Ontario Teachers’ Pension Fund Misses Benchmark with 8.6% Return in 2020

But the C$221.2 billion plan ends 2020 fully funded for the eighth straight year.


The Ontario Teachers’ Pension Plan Board reported a net return of 8.6%, or C$18 billion (US$14.3 billion) of investment income, for the year ended Dec. 31 to raise the portfolio’s total asset value to C$221.2 billion. However, the return fell short of the plan’s benchmark, which earned 10.7% for the year.

“Our portfolio proved to be very resilient, with many of our companies rebounding significantly from a dip earlier in the year,” Ontario Teachers’ President and CEO Jo Taylor wrote in the fund’s annual report. “Our fixed income and equity asset classes performed particularly well amid ultralow interest rates and strong global equity markets.”

Taylor added that “ample liquidity gave the fund the flexibility to support its companies through the toughest part of the pandemic and pursue attractive opportunities when public markets tumbled.”
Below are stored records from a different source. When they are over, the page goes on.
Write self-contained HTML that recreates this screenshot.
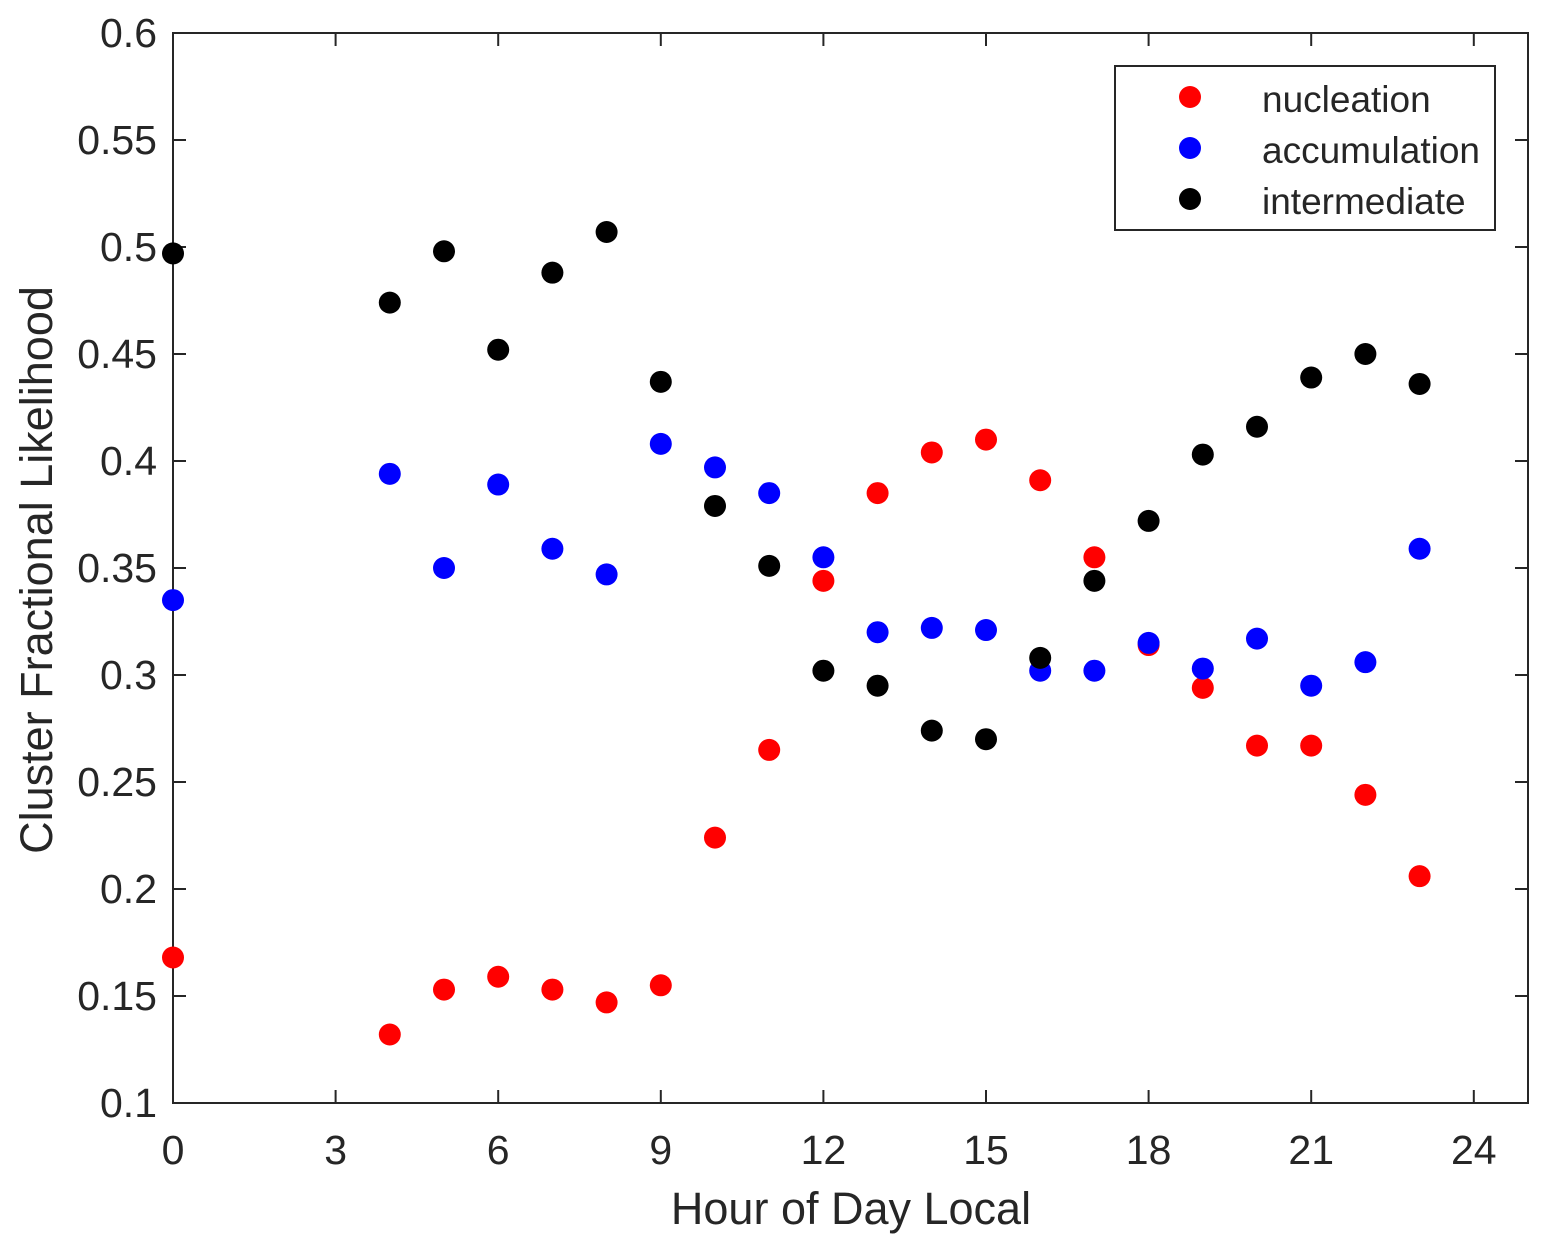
<!DOCTYPE html>
<html><head><meta charset="utf-8"><style>
body{margin:0;background:#fff}
svg text{font-family:"Liberation Sans",Arial,sans-serif;fill:#262626}
</style></head><body>
<svg id="chart" width="1548" height="1252" xmlns="http://www.w3.org/2000/svg">
<rect x="0" y="0" width="1548" height="1252" fill="#fff"/>
<g id="grid"></g>
<g id="marks"></g>
<text x="851" y="1224" font-size="45" text-anchor="middle">Hour of Day Local</text>
<text transform="translate(52,570) rotate(-90)" font-size="45" text-anchor="middle">Cluster Fractional Likelihood</text>
<g>
<rect x="1115" y="66" width="380" height="164" fill="#fff" stroke="#262626" stroke-width="2"/>
<circle cx="1190" cy="97" r="11" fill="#ff0000"/><text x="1262" y="112" font-size="37">nucleation</text>
<circle cx="1190" cy="148" r="11" fill="#0000ff"/><text x="1262" y="163" font-size="37">accumulation</text>
<circle cx="1190" cy="199" r="11" fill="#000"/><text x="1262" y="214" font-size="37">intermediate</text>
</g>
</svg>
<script>
const hours=[0,4,5,6,7,8,9,10,11,12,13,14,15,16,17,18,19,20,21,22,23];
const nucleation=[0.168,0.132,0.153,0.159,0.153,0.147,0.155,0.224,0.265,0.344,0.385,0.404,0.410,0.391,0.355,0.314,0.294,0.267,0.267,0.244,0.206];
const accumulation=[0.335,0.394,0.350,0.389,0.359,0.347,0.408,0.397,0.385,0.355,0.320,0.322,0.321,0.302,0.302,0.315,0.303,0.317,0.295,0.306,0.359];
const intermediate=[0.497,0.474,0.498,0.452,0.488,0.507,0.437,0.379,0.351,0.302,0.295,0.274,0.270,0.308,0.344,0.372,0.403,0.416,0.439,0.450,0.436];
const xTicks=[0,3,6,9,12,15,18,21,24];
const yTicks=[0.1,0.15,0.2,0.25,0.3,0.35,0.4,0.45,0.5,0.55,0.6];
const L=173,R=1528,T=33,B=1103;
const xs=v=>L+(v/25)*(R-L);
const ys=v=>B-(v-0.1)/0.5*(B-T);
const NS="http://www.w3.org/2000/svg";
const grid=document.getElementById('grid'),marks=document.getElementById('marks');
function mk(tag,attrs,parent){const e=document.createElementNS(NS,tag);for(const k in attrs)e.setAttribute(k,attrs[k]);parent.appendChild(e);return e;}
const frame=mk('rect',{x:L,y:T,width:R-L,height:B-T,fill:'none',stroke:'#262626','stroke-width':2},grid);


xTicks.forEach(t=>{const x=xs(t);
mk('line',{x1:x,x2:x,y1:B,y2:B-13,stroke:'#262626','stroke-width':2},grid);
mk('line',{x1:x,x2:x,y1:T,y2:T+13,stroke:'#262626','stroke-width':2},grid);
const tx=mk('text',{x:x,y:B+61,'font-size':41,'text-anchor':'middle'},grid);tx.textContent=t;

});
yTicks.forEach(t=>{const y=ys(t);
mk('line',{x1:L,x2:L+13,y1:y,y2:y,stroke:'#262626','stroke-width':2},grid);
mk('line',{x1:R,x2:R-13,y1:y,y2:y,stroke:'#262626','stroke-width':2},grid);
const tx=mk('text',{x:L-16,y:y+14,'font-size':41,'text-anchor':'end'},grid);tx.textContent=String(t);

});
[[nucleation,'#ff0000','nucleation'],[accumulation,'#0000ff','accumulation'],[intermediate,'#000000','intermediate']].forEach(([arr,c,n])=>{
arr.forEach((v,i)=>{const p=mk('circle',{cx:xs(hours[i]),cy:ys(v),r:11,fill:c},marks);

});});
</script>
</body></html>
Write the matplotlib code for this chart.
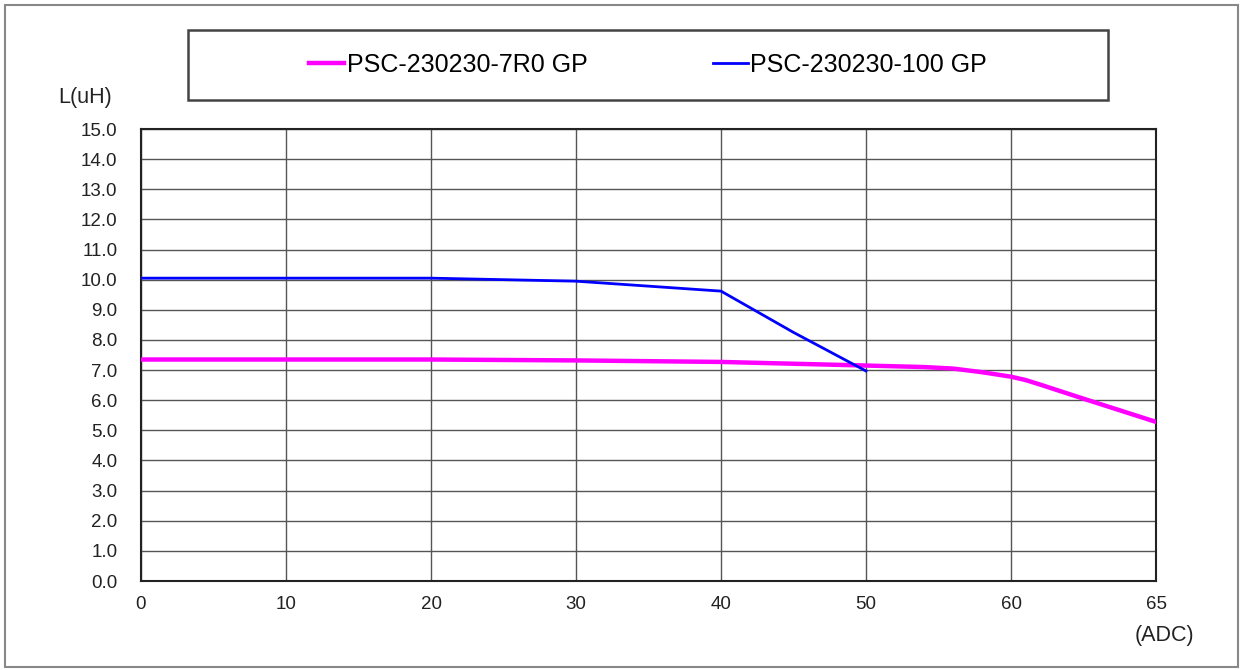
import numpy as np
import matplotlib.pyplot as plt
from matplotlib.patches import Rectangle

plt.rcParams['font.family'] = ['Liberation Sans', 'DejaVu Sans']

# current (A) and inductance (uH)
cur_7r0 = [0, 10, 20, 30, 40, 50, 54, 56, 58, 60, 60.5, 61, 62.5, 65]
ind_7r0 = [7.35, 7.35, 7.35, 7.32, 7.27, 7.15, 7.1, 7.05, 6.93, 6.78, 6.67, 6.52, 6.05, 5.28]
cur_100 = [0, 10, 20, 30, 40, 45, 50]
ind_100 = [10.05, 10.05, 10.05, 9.95, 9.62, 8.25, 6.97]
xticks = [0, 10, 20, 30, 40, 50, 60, 65]
yticks = np.arange(0, 15.1, 1.0)

# the last step 60->65 is drawn as wide as the others
def fwd(x):
    return np.interp(x, [0, 60, 65], [0, 60, 70])

def inv(x):
    return np.interp(x, [0, 60, 70], [0, 60, 65])

fig = plt.figure(figsize=(12.4, 6.7), dpi=100)
ax = fig.add_axes([141/1240, 1-581/670, (1156-141)/1240, (581-129)/670])
ax.set_xscale('function', functions=(fwd, inv))

l1, = ax.plot(cur_7r0, ind_7r0, color='#FF00FF', lw=3.2, solid_joinstyle='round', zorder=3)
l2, = ax.plot(cur_100, ind_100, color='#0000FF', lw=2.0, zorder=4)

ax.set_xlim(0, 65)
ax.set_ylim(0, 15)
ax.set_xticks(xticks)
ax.set_xticklabels([str(v) for v in xticks])
ax.set_yticks(yticks)
ax.set_yticklabels(['%.1f' % v for v in yticks])
ax.tick_params(axis='both', length=0, labelsize=13.5, colors='#222222')
ax.tick_params(axis='y', pad=17)
ax.tick_params(axis='x', pad=11)
ax.grid(True, color='#555555', lw=1.0)
for s in ax.spines.values():
    s.set_color('#222222')
    s.set_linewidth(1.5)

fig.text(85/1240, 1-97/670, 'L(uH)', fontsize=15.5, color='#222222', ha='center', va='center')
fig.text(1164/1240, 1-635/670, '(ADC)', fontsize=15.5, color='#222222', ha='center', va='center')

# legend box
fig.patches.append(Rectangle((188/1240, 1-100/670), 920/1240, 70/670, transform=fig.transFigure,
                             fill=False, edgecolor='#444444', lw=1.8))
fig.legend([l1, l2], ['PSC-230230-7R0 GP', 'PSC-230230-100 GP'], loc='center',
           bbox_to_anchor=(648/1240, 1-65/670), ncol=2, frameon=False, fontsize=18,
           handlelength=1.4, handletextpad=0.1, columnspacing=5.0)

# outer border
fig.patches.append(Rectangle((5/1240, 3/670), 1233/1240, 662/670, transform=fig.transFigure,
                             fill=False, edgecolor='#888888', lw=1.5))

fig.savefig('out.png', dpi=100)
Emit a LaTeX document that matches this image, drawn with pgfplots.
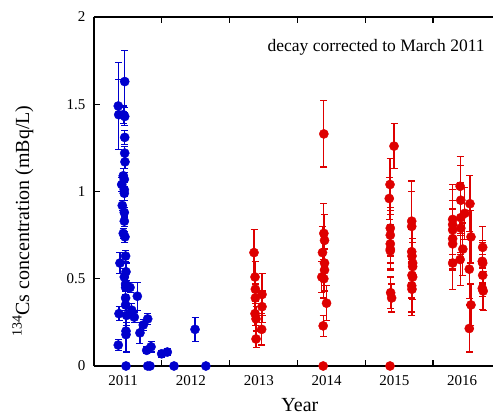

As of Jan. 1, the Ontario Teachers’ plan was fully funded for an eighth consecutive year with a preliminary surplus of C$8.5 billion for a funding ratio of 103%. The fund has an annualized net return of 9.6% since inception as of the end of 2020. It also has five- and 10-year annualized net returns of 7.0% and 9.3%, respectively, compared with its benchmark’s returns of 7.0% and 8.5%, respectively, during the same time periods.

Fixed income was the top performing asset class for the fund in 2020, returning 20.7% and just beating out its benchmark’s performance of 20.6%, followed by public equities, which returned 15.2%, compared with 11.2% for its benchmark. Private equities earned 13.5%, above the 12.3% return of its benchmark, while the plan’s credit portfolio earned 2.6%, beating its benchmark’s 1.5% return.

The plan’s infrastructure portfolio also returned 2.6%, but this was well off its benchmark’s 7.5% return. Meanwhile, the fund’s worst performing asset class was real estate, which lost 13.7%—far more than its benchmark, which lost 4.7%.

The fund’s asset allocation for 2020 was 19% in publicly traded equities, 19% in non-publicly traded equities, 16% in fixed income, 12% in real estate, 8% in commodities, 8% in infrastructure, 5% in inflation hedge, and 4% in natural resources, with the remainder in credit, absolute return strategies, real-rate products, and money market funds. The fund had significantly pared back its fixed-income holding, as bonds only accounted for 8% of the portfolio in 2020, down from 36% in 2019.

“The pandemic highlighted the importance of robust portfolio diversification across different assets, geographies, and sectors,” Ziad Hindo, CIO of Ontario Teachers’, said in a statement. “Our strong results were a result of significant exposure to fixed income and outstanding performance by our public and private equity asset classes.”